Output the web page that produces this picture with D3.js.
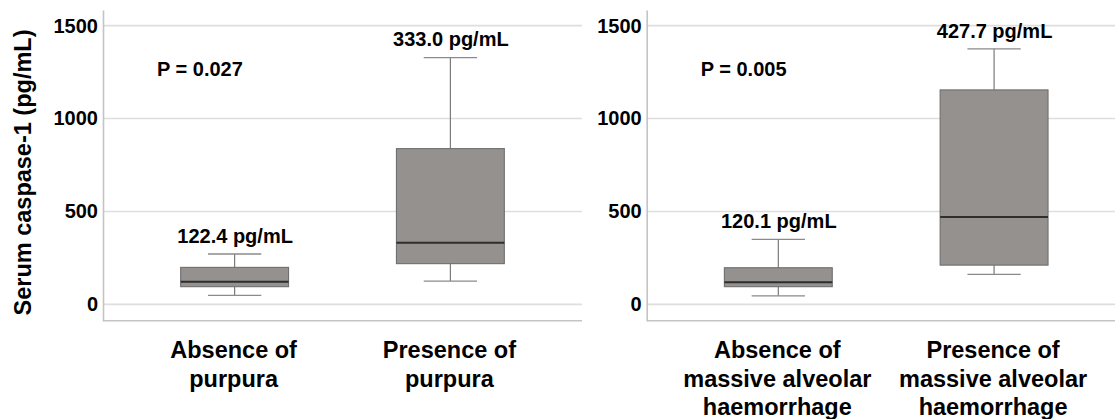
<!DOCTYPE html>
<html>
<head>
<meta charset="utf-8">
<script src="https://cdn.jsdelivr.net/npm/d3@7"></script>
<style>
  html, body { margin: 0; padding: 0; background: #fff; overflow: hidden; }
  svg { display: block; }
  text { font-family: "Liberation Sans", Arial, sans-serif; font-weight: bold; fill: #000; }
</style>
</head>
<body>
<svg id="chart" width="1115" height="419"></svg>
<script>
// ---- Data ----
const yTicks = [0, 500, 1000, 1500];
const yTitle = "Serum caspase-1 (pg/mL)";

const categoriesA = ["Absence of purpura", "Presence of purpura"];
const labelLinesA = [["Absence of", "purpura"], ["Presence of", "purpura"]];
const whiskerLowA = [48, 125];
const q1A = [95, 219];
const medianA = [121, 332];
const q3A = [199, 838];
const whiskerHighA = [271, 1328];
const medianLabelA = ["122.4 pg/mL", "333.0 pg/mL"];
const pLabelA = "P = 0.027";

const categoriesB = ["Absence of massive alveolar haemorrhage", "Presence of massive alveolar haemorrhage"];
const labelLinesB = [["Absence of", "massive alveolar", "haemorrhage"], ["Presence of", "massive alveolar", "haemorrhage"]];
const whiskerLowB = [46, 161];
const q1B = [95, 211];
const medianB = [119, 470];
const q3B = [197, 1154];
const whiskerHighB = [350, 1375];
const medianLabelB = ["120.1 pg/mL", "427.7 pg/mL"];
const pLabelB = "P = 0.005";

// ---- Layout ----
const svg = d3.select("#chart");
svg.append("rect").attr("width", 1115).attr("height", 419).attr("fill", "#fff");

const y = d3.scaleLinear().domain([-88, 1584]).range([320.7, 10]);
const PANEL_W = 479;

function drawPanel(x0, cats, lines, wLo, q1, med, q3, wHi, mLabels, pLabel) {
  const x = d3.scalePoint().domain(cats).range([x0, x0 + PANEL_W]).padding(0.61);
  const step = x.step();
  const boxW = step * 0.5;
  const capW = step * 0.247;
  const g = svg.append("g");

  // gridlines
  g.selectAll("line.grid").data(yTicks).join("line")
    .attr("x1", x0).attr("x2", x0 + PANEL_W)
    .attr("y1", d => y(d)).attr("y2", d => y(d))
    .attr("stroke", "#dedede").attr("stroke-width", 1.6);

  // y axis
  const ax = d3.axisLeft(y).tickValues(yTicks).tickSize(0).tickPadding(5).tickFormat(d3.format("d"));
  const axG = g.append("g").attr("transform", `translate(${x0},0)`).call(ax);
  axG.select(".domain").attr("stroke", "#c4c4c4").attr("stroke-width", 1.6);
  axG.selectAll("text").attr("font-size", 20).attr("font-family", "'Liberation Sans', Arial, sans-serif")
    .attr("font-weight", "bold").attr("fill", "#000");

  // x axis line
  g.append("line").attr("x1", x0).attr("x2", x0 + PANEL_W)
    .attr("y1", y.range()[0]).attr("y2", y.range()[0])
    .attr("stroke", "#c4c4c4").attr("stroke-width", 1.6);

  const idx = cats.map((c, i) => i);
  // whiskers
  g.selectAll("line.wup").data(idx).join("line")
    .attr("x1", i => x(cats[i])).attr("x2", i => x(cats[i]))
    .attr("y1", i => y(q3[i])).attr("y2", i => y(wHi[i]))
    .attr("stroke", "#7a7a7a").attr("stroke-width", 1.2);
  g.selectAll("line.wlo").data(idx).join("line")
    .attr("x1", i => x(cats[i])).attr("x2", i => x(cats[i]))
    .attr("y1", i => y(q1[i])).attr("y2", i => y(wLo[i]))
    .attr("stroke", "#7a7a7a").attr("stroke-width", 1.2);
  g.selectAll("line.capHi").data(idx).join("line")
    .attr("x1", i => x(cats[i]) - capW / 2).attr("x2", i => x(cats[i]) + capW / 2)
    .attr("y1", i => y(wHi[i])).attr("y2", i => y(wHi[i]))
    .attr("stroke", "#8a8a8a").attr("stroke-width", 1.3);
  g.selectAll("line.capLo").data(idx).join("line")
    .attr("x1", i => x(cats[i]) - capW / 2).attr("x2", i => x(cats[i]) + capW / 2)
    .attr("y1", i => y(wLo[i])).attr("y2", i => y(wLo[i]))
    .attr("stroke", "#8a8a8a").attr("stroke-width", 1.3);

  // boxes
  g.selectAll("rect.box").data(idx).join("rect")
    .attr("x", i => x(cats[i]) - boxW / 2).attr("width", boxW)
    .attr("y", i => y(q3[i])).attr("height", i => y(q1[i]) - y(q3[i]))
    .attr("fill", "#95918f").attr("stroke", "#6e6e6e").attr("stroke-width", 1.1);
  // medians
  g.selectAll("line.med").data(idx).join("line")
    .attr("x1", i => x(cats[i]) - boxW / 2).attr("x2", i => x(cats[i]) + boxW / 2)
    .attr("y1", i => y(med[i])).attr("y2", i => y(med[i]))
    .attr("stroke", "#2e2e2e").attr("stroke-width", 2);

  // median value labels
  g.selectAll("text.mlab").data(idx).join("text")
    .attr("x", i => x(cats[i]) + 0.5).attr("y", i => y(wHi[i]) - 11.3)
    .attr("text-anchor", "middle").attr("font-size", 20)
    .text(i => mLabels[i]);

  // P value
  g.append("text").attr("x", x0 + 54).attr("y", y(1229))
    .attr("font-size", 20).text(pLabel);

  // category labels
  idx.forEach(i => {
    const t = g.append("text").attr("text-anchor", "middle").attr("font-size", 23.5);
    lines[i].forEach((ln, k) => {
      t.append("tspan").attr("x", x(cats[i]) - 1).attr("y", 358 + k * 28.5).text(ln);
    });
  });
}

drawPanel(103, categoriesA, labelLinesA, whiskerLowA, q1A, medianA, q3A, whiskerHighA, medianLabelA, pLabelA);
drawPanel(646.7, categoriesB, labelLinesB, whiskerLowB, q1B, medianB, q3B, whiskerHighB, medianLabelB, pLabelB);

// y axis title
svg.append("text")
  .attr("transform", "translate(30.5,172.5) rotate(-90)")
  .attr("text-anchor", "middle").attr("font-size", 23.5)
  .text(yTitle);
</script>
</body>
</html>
########
• _OBJECTIVE_: Retype everything in the material word for word, minus pictures.

• _RESPONSE TO THIS TASK_:
Output the web page that produces this picture with D3.js.
<!DOCTYPE html>
<html>
<head>
<meta charset="utf-8">
<script src="https://cdn.jsdelivr.net/npm/d3@7"></script>
<style>
  html, body { margin: 0; padding: 0; background: #fff; overflow: hidden; }
  svg { display: block; }
  text { font-family: "Liberation Sans", Arial, sans-serif; font-weight: bold; fill: #000; }
</style>
</head>
<body>
<svg id="chart" width="1115" height="419"></svg>
<script>
// ---- Data ----
const yTicks = [0, 500, 1000, 1500];
const yTitle = "Serum caspase-1 (pg/mL)";

const categoriesA = ["Absence of purpura", "Presence of purpura"];
const labelLinesA = [["Absence of", "purpura"], ["Presence of", "purpura"]];
const whiskerLowA = [48, 125];
const q1A = [95, 219];
const medianA = [121, 332];
const q3A = [199, 838];
const whiskerHighA = [271, 1328];
const medianLabelA = ["122.4 pg/mL", "333.0 pg/mL"];
const pLabelA = "P = 0.027";

const categoriesB = ["Absence of massive alveolar haemorrhage", "Presence of massive alveolar haemorrhage"];
const labelLinesB = [["Absence of", "massive alveolar", "haemorrhage"], ["Presence of", "massive alveolar", "haemorrhage"]];
const whiskerLowB = [46, 161];
const q1B = [95, 211];
const medianB = [119, 470];
const q3B = [197, 1154];
const whiskerHighB = [350, 1375];
const medianLabelB = ["120.1 pg/mL", "427.7 pg/mL"];
const pLabelB = "P = 0.005";

// ---- Layout ----
const svg = d3.select("#chart");
svg.append("rect").attr("width", 1115).attr("height", 419).attr("fill", "#fff");

const y = d3.scaleLinear().domain([-88, 1584]).range([320.7, 10]);
const PANEL_W = 479;

function drawPanel(x0, cats, lines, wLo, q1, med, q3, wHi, mLabels, pLabel) {
  const x = d3.scalePoint().domain(cats).range([x0, x0 + PANEL_W]).padding(0.61);
  const step = x.step();
  const boxW = step * 0.5;
  const capW = step * 0.247;
  const g = svg.append("g");

  // gridlines
  g.selectAll("line.grid").data(yTicks).join("line")
    .attr("x1", x0).attr("x2", x0 + PANEL_W)
    .attr("y1", d => y(d)).attr("y2", d => y(d))
    .attr("stroke", "#dedede").attr("stroke-width", 1.6);

  // y axis
  const ax = d3.axisLeft(y).tickValues(yTicks).tickSize(0).tickPadding(5).tickFormat(d3.format("d"));
  const axG = g.append("g").attr("transform", `translate(${x0},0)`).call(ax);
  axG.select(".domain").attr("stroke", "#c4c4c4").attr("stroke-width", 1.6);
  axG.selectAll("text").attr("font-size", 20).attr("font-family", "'Liberation Sans', Arial, sans-serif")
    .attr("font-weight", "bold").attr("fill", "#000");

  // x axis line
  g.append("line").attr("x1", x0).attr("x2", x0 + PANEL_W)
    .attr("y1", y.range()[0]).attr("y2", y.range()[0])
    .attr("stroke", "#c4c4c4").attr("stroke-width", 1.6);

  const idx = cats.map((c, i) => i);
  // whiskers
  g.selectAll("line.wup").data(idx).join("line")
    .attr("x1", i => x(cats[i])).attr("x2", i => x(cats[i]))
    .attr("y1", i => y(q3[i])).attr("y2", i => y(wHi[i]))
    .attr("stroke", "#7a7a7a").attr("stroke-width", 1.2);
  g.selectAll("line.wlo").data(idx).join("line")
    .attr("x1", i => x(cats[i])).attr("x2", i => x(cats[i]))
    .attr("y1", i => y(q1[i])).attr("y2", i => y(wLo[i]))
    .attr("stroke", "#7a7a7a").attr("stroke-width", 1.2);
  g.selectAll("line.capHi").data(idx).join("line")
    .attr("x1", i => x(cats[i]) - capW / 2).attr("x2", i => x(cats[i]) + capW / 2)
    .attr("y1", i => y(wHi[i])).attr("y2", i => y(wHi[i]))
    .attr("stroke", "#8a8a8a").attr("stroke-width", 1.3);
  g.selectAll("line.capLo").data(idx).join("line")
    .attr("x1", i => x(cats[i]) - capW / 2).attr("x2", i => x(cats[i]) + capW / 2)
    .attr("y1", i => y(wLo[i])).attr("y2", i => y(wLo[i]))
    .attr("stroke", "#8a8a8a").attr("stroke-width", 1.3);

  // boxes
  g.selectAll("rect.box").data(idx).join("rect")
    .attr("x", i => x(cats[i]) - boxW / 2).attr("width", boxW)
    .attr("y", i => y(q3[i])).attr("height", i => y(q1[i]) - y(q3[i]))
    .attr("fill", "#95918f").attr("stroke", "#6e6e6e").attr("stroke-width", 1.1);
  // medians
  g.selectAll("line.med").data(idx).join("line")
    .attr("x1", i => x(cats[i]) - boxW / 2).attr("x2", i => x(cats[i]) + boxW / 2)
    .attr("y1", i => y(med[i])).attr("y2", i => y(med[i]))
    .attr("stroke", "#2e2e2e").attr("stroke-width", 2);

  // median value labels
  g.selectAll("text.mlab").data(idx).join("text")
    .attr("x", i => x(cats[i]) + 0.5).attr("y", i => y(wHi[i]) - 11.3)
    .attr("text-anchor", "middle").attr("font-size", 20)
    .text(i => mLabels[i]);

  // P value
  g.append("text").attr("x", x0 + 54).attr("y", y(1229))
    .attr("font-size", 20).text(pLabel);

  // category labels
  idx.forEach(i => {
    const t = g.append("text").attr("text-anchor", "middle").attr("font-size", 23.5);
    lines[i].forEach((ln, k) => {
      t.append("tspan").attr("x", x(cats[i]) - 1).attr("y", 358 + k * 28.5).text(ln);
    });
  });
}

drawPanel(103, categoriesA, labelLinesA, whiskerLowA, q1A, medianA, q3A, whiskerHighA, medianLabelA, pLabelA);
drawPanel(646.7, categoriesB, labelLinesB, whiskerLowB, q1B, medianB, q3B, whiskerHighB, medianLabelB, pLabelB);

// y axis title
svg.append("text")
  .attr("transform", "translate(30.5,172.5) rotate(-90)")
  .attr("text-anchor", "middle").attr("font-size", 23.5)
  .text(yTitle);
</script>
</body>
</html>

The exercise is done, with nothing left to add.